■ Brief ■
Copy out all the entries exactly.

Rows from a dataset of charts and code
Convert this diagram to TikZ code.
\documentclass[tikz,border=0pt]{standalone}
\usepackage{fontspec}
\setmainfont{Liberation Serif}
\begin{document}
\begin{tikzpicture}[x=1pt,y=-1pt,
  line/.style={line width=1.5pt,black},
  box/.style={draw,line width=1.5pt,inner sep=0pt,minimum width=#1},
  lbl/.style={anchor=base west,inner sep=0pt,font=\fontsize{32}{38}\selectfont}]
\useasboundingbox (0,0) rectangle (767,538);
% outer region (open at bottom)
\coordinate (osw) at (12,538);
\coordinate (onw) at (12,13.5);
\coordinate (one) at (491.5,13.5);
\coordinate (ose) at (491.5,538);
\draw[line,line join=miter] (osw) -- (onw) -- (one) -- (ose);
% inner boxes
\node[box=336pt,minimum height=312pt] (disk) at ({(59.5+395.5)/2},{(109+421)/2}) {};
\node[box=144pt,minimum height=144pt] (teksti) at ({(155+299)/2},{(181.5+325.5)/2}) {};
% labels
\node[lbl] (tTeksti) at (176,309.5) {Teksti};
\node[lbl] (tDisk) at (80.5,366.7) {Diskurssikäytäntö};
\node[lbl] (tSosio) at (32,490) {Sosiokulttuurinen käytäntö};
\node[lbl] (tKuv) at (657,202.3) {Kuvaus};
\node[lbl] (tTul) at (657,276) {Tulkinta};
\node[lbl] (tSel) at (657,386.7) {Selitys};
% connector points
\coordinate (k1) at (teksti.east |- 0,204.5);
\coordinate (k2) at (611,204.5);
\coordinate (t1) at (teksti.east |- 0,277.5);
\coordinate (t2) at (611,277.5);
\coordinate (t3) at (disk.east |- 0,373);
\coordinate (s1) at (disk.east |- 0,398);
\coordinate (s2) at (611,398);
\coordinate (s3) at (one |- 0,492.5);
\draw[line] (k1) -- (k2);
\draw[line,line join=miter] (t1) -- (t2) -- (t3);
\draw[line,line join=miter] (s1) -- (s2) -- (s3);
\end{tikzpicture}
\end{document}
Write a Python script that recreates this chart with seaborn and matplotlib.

■ Response to this exercise ■
Convert this diagram to TikZ code.
\documentclass[tikz,border=0pt]{standalone}
\usepackage{fontspec}
\setmainfont{Liberation Serif}
\begin{document}
\begin{tikzpicture}[x=1pt,y=-1pt,
  line/.style={line width=1.5pt,black},
  box/.style={draw,line width=1.5pt,inner sep=0pt,minimum width=#1},
  lbl/.style={anchor=base west,inner sep=0pt,font=\fontsize{32}{38}\selectfont}]
\useasboundingbox (0,0) rectangle (767,538);
% outer region (open at bottom)
\coordinate (osw) at (12,538);
\coordinate (onw) at (12,13.5);
\coordinate (one) at (491.5,13.5);
\coordinate (ose) at (491.5,538);
\draw[line,line join=miter] (osw) -- (onw) -- (one) -- (ose);
% inner boxes
\node[box=336pt,minimum height=312pt] (disk) at ({(59.5+395.5)/2},{(109+421)/2}) {};
\node[box=144pt,minimum height=144pt] (teksti) at ({(155+299)/2},{(181.5+325.5)/2}) {};
% labels
\node[lbl] (tTeksti) at (176,309.5) {Teksti};
\node[lbl] (tDisk) at (80.5,366.7) {Diskurssikäytäntö};
\node[lbl] (tSosio) at (32,490) {Sosiokulttuurinen käytäntö};
\node[lbl] (tKuv) at (657,202.3) {Kuvaus};
\node[lbl] (tTul) at (657,276) {Tulkinta};
\node[lbl] (tSel) at (657,386.7) {Selitys};
% connector points
\coordinate (k1) at (teksti.east |- 0,204.5);
\coordinate (k2) at (611,204.5);
\coordinate (t1) at (teksti.east |- 0,277.5);
\coordinate (t2) at (611,277.5);
\coordinate (t3) at (disk.east |- 0,373);
\coordinate (s1) at (disk.east |- 0,398);
\coordinate (s2) at (611,398);
\coordinate (s3) at (one |- 0,492.5);
\draw[line] (k1) -- (k2);
\draw[line,line join=miter] (t1) -- (t2) -- (t3);
\draw[line,line join=miter] (s1) -- (s2) -- (s3);
\end{tikzpicture}
\end{document}
Write a Python script that recreates this chart with seaborn and matplotlib.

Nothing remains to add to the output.